Plus rien ne semble pouvoir arrêter l'emballement des cours de l'or noir. Ils ont franchi vendredi et lundi la barre des 126 dollars le baril à New York. Les cours du brut ont doublé en un an, quadruplé en quatre ans, décuplé en dix ans ! Le baril a établi un nouveau record hier à 126,40 dollars. Son prix a doublé en un an. Mais le troisième choc pétrolier diffère des précédents : causé par la demande, il est durable et affecte les comportements plus que la macroéconomie.
Si la multiplication des sabotages sur les installations pétrolières au Nigeria et les tensions au Moyen-Orient ont alimenté la dernière poussée de fièvre, ce sont fondamentalement les difficultés des producteurs à suivre la demande galopante des grands pays émergents qui en sont la cause. Les capacités de production inemployées sont tombées à des niveaux si faibles que le moindre incident fait craindre une rupture des approvisionnements. Soucieux de s'assurer une alimentation régulière, les industriels sont prêts à payer de plus en plus cher l'assurance d'avoir du pétrole livré à un prix connu aujourd'hui ou dans trois mois.
Vit-on un troisième choc pétrolier ? Les cours ont depuis longtemps franchi, même corrigés de l'inflation, les records des deux premiers chocs pétroliers de 1973 et de 1979-1980. Les prix à la pompe s'envolent. Les compagnies pétrolières s'intéressent aux énergies renouvelables, les ventes de 4×4 chutent aux États-Unis et la traction animale fait son retour en Inde. L'hypothèse d'un baril à 200 dollars avant la fin 2008 n'est plus jugée absurde. La crise des subprimes inquiète pourtant bien davantage que la flambée du pétrole.
Globalement, la hausse des cours du pétrole réalise un gigantesque transfert de pouvoir d'achat des pays consommateurs de pétrole vers les pays producteurs. " Mais on voit bien que les évaluations économétriques basées sur les précédents chocs ne permettent pas d'appréhender correctement le choc actuel ", estime Jean-Louis Mourier, économiste chez Aurel.

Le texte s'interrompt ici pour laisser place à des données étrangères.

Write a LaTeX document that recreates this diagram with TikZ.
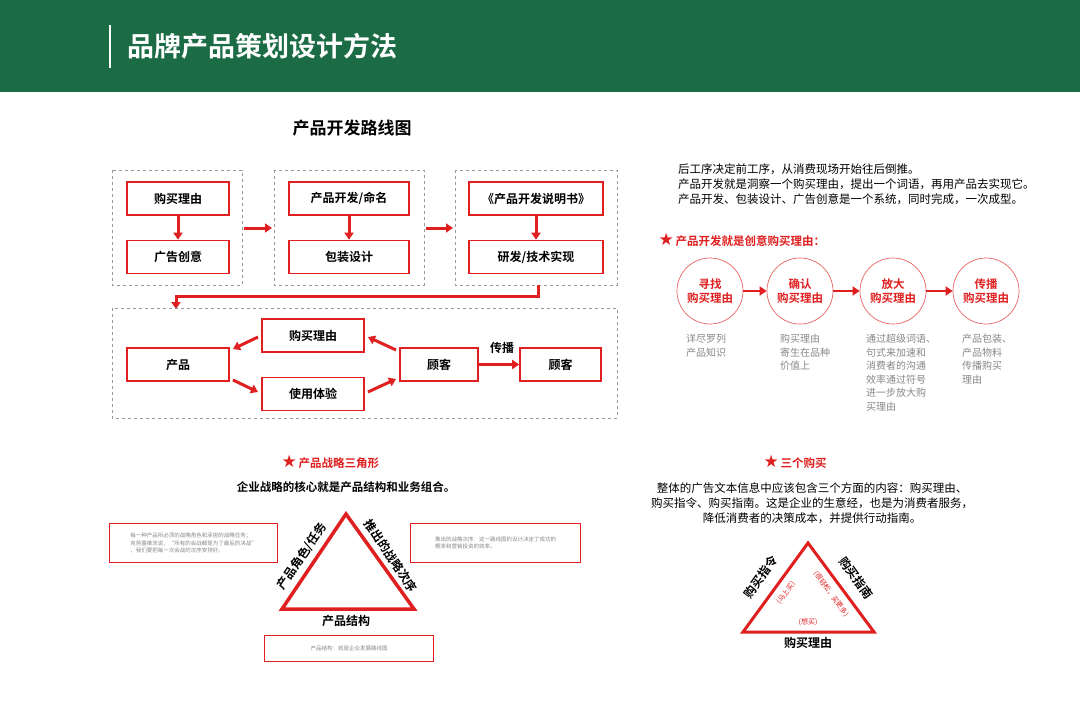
\documentclass[tikz,border=0pt]{standalone}
\usepackage{fontspec}
\setmainfont{Noto Sans CJK SC}[BoldFont={Noto Sans CJK SC Bold}]
\usetikzlibrary{arrows.meta}
\definecolor{hdr}{HTML}{1B6B45}
\definecolor{rd}{HTML}{E02020}
\definecolor{gr}{HTML}{888888}
\tikzset{
  box/.style={draw=rd,line width=1.6pt,fill=white,minimum height=33pt,font=\bfseries\fontsize{12}{14}\selectfont,inner sep=0pt},
  grp/.style={draw=gray!80,dashed,line width=0.9pt},
  arr/.style={-{Triangle[length=7pt,width=9pt]},line width=3pt,draw=rd},
  circ/.style={circle,draw=rd!70,line width=0.7pt,minimum size=66pt,align=center,text=rd,font=\bfseries\fontsize{11.5}{14}\selectfont,inner sep=0pt},
  desc/.style={anchor=north west,align=left,text=gr,font=\fontsize{10}{13.5}\selectfont,inner sep=0pt},
  note/.style={draw=rd,line width=1.2pt,align=left,text=gr,font=\fontsize{5.5}{7.5}\selectfont,inner sep=4pt,anchor=north west},
  tri/.style={draw=rd,line width=3.5pt,line join=miter},
  lbl/.style={font=\bfseries\fontsize{12}{14}\selectfont},
  small/.style={text=rd,font=\fontsize{7}{9}\selectfont},
  head/.style={anchor=west,text=rd,font=\bfseries\fontsize{11.5}{14}\selectfont},
}
\newcommand{\rstar}{{\fontspec{DejaVu Sans}\fontsize{17}{17}\selectfont ★}\,}
\begin{document}
\begin{tikzpicture}[x=1pt,y=-1pt]
\useasboundingbox (0,0) rectangle (1080,720);
\fill[white] (0,0) rectangle (1080,720);
\fill[hdr] (0,0) rectangle (1080,92);
\draw[white,line width=2pt] (110,25) -- (110,68);
\node[anchor=west,text=white,font=\bfseries\fontsize{27}{30}\selectfont] (title) at (124,46) {品牌产品策划设计方法};
\node[font=\bfseries\fontsize{17}{20}\selectfont] (t1) at (352,128) {产品开发路线图};
% groups
\draw[grp] (112,170) rectangle (242,285);
\draw[grp] (274,170) rectangle (424,285);
\draw[grp] (455,170) rectangle (617,285);
\node[box,minimum width=102pt] (a1) at (178,198.5) {购买理由};
\node[box,minimum width=102pt] (a2) at (178,257) {广告创意};
\node[box,minimum width=120pt] (b1) at (349,198.5) {产品开发/命名};
\node[box,minimum width=120pt] (b2) at (349,257) {包装设计};
\node[box,minimum width=134pt] (c1) at (536,198.5) {《产品开发说明书》};
\node[box,minimum width=134pt] (c2) at (536,257) {研发/技术实现};
\draw[arr] (a1) -- (a2);
\draw[arr] (b1) -- (b2);
\draw[arr] (c1) -- (c2);
\coordinate (g1r) at (244,228); \coordinate (g2l) at (272,228);
\coordinate (g2r) at (426,228); \coordinate (g3l) at (453,228);
\draw[arr] (g1r) -- (g2l);
\draw[arr] (g2r) -- (g3l);
\coordinate (e1) at (538,285); \coordinate (e2) at (176,309);
\draw[arr] (e1) -- (538,296) -- (176,296) -- (e2);
% second group
\draw[grp] (112,308) rectangle (617,418);
\node[box,minimum width=102pt] (p) at (178,364.5) {产品};
\node[box,minimum width=102pt] (r) at (313,335.5) {购买理由};
\node[box,minimum width=102pt] (u) at (313,394) {使用体验};
\node[box,minimum width=78pt] (k1) at (439,364.5) {顾客};
\node[box,minimum width=81pt] (k2) at (560.5,364.5) {顾客};
\node[lbl] (cb) at (502,348) {传播};
\coordinate (r1) at (258,337); \coordinate (p1) at (233,349);
\coordinate (p2) at (233,380); \coordinate (u1) at (258,392);
\coordinate (u2) at (368,392); \coordinate (k1a) at (396,379);
\coordinate (k1b) at (396,350); \coordinate (r2) at (368,337);
\draw[arr] (r1) -- (p1);
\draw[arr] (p2) -- (u1);
\draw[arr] (u2) -- (k1a);
\draw[arr] (k1b) -- (r2);
\draw[arr] (k1) -- (k2);
% right text
\node[anchor=north west,align=left,font=\fontsize{11.5}{15}\selectfont,inner sep=0pt] (rt) at (678,164) {后工序决定前工序，从消费现场开始往后倒推。\\产品开发就是洞察一个购买理由，提出一个词语，再用产品去实现它。\\产品开发、包装设计、广告创意是一个系统，同时完成，一次成型。};
\node[head] (h2) at (655,240) {\rstar 产品开发就是创意购买理由：};
\node[circ] (o1) at (710,291) {寻找\\购买理由};
\node[circ] (o2) at (800,291) {确认\\购买理由};
\node[circ] (o3) at (893,291) {放大\\购买理由};
\node[circ] (o4) at (986,291) {传播\\购买理由};
\draw[arr,line width=2.5pt] (o1) -- (o2);
\draw[arr,line width=2.5pt] (o2) -- (o3);
\draw[arr,line width=2.5pt] (o3) -- (o4);
\node[desc] (d1) at (686,334) {详尽罗列\\产品知识};
\node[desc] (d2) at (780,334) {购买理由\\寄生在品种\\价值上};
\node[desc] (d3) at (866,334) {通过超级词语、\\句式来加速和\\消费者的沟通\\效率通过符号\\进一步放大购\\买理由};
\node[desc] (d4) at (962,334) {产品包装、\\产品物料\\传播购买\\理由};
% triangle 1
\node[head] (h3) at (278,462) {\rstar 产品战略三角形};
\node[font=\bfseries\fontsize{11.5}{14}\selectfont] (h4) at (346,487) {企业战略的核心就是产品结构和业务组合。};
\coordinate (T1) at (346,514); \coordinate (T2) at (282,609); \coordinate (T3) at (414,609);
\draw[tri] (T1) -- (T2) -- (T3) -- cycle;
\node[lbl,rotate=56] (l1) at (302,556) {产品角色/任务};
\node[lbl,rotate=-56] (l2) at (391,556) {推出的战略次序};
\node[lbl] (l3) at (346,621) {产品结构};
\node[note,minimum width=168pt,minimum height=39pt] (n1) at (109,523) {每一种产品所必须的战略角色和承担的战略任务；\\克劳塞维茨说，“所有的会战都是为了最后的决战”\\，我们要把每一次会战的次序安排好。};
\node[note,minimum width=170pt,minimum height=39pt] (n2) at (410,523) {推出的战略次序：这一路线图的设计决定了成功的\\概率和营销投资的效率。};
\node[note,minimum width=169pt,minimum height=26pt,align=center,anchor=north west] (n3) at (264,635) {产品结构：就是企业发展路线图};
% triangle 2
\node[head] (h5) at (760,462) {\rstar 三个购买};
\node[align=center,font=\fontsize{11.5}{15}\selectfont] (h6) at (812,503) {整体的广告文本信息中应该包含三个方面的内容：购买理由、\\购买指令、购买指南。这是企业的生意经，也是为消费者服务，\\降低消费者的决策成本，并提供行动指南。};
\coordinate (S1) at (808,543); \coordinate (S2) at (743,632); \coordinate (S3) at (874,632);
\draw[tri,line width=3pt] (S1) -- (S2) -- (S3) -- cycle;
\node[lbl,rotate=54] (m1) at (761,577) {购买指令};
\node[lbl,rotate=-54] (m2) at (856,578) {购买指南};
\node[lbl] (m3) at (808,643) {购买理由};
\node[small,rotate=54] (s1) at (786,593) {(马上买)};
\node[small,rotate=-54] (s2) at (831,594) {(很轻松，买更多)};
\node[small] (s3) at (808,622) {(想买)};
\end{tikzpicture}
\end{document}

FORTE HAUSSE DE LA DEMANDE DES PAYS EMERGENTS
Plusieurs raisons à cela. En 1973 (guerre du Kippour) et en 1979-1980 (révolution iranienne et guerre Iran-Irak), le rationnement de l'offre par l'Opep provoque un quadruplement des cours en quelques semaines lors du premier choc, un triplement en quelques mois lors du deuxième. Le choc actuel s'étire sur près d'une décennie. Car c'est la très forte hausse de la demande des pays émergents qui tire les prix. Les entreprises comme les ménages ont eu le temps de s'adapter progressivement à cette nouvelle donne. D'autant plus facilement que l'efficacité énergétique des pays de l'OCDE a fortement progressé.
" Les craintes liées à l'inflation ont refait surface après des années de calme ", a relevé le vice-directeur du Fonds monétaire international (FMI), John Lipsky. La BCE redoute que la hausse des prix à la consommation ne débouche, comme dans les années 1970 et 1980, sur l'enclenchement d'une spirale prix-salaire incontrôlable. On ne peut évidemment l'écarter. Mais " il n'y a quasiment plus d'indexation des salaires en Europe, rappelle Jean-Louis Mourier, et la situation financière des entreprises est aujourd'hui bien meilleure que dans les années 1970 et 1980. " La très bonne profitabilité des entreprises dans le monde leur permet de digérer plus facilement une hausse de leurs coûts que par le passé. L'inflation ne semble pour l'heure pas inquiéter les investisseurs puisque les taux d'intérêt à long terme (qui anticipent l'inflation) restent résolument bas.
Le choc économique paraît donc limité. Mais les bouleversements dus au pétrole cher sont en train d'affecter durablement les comportements.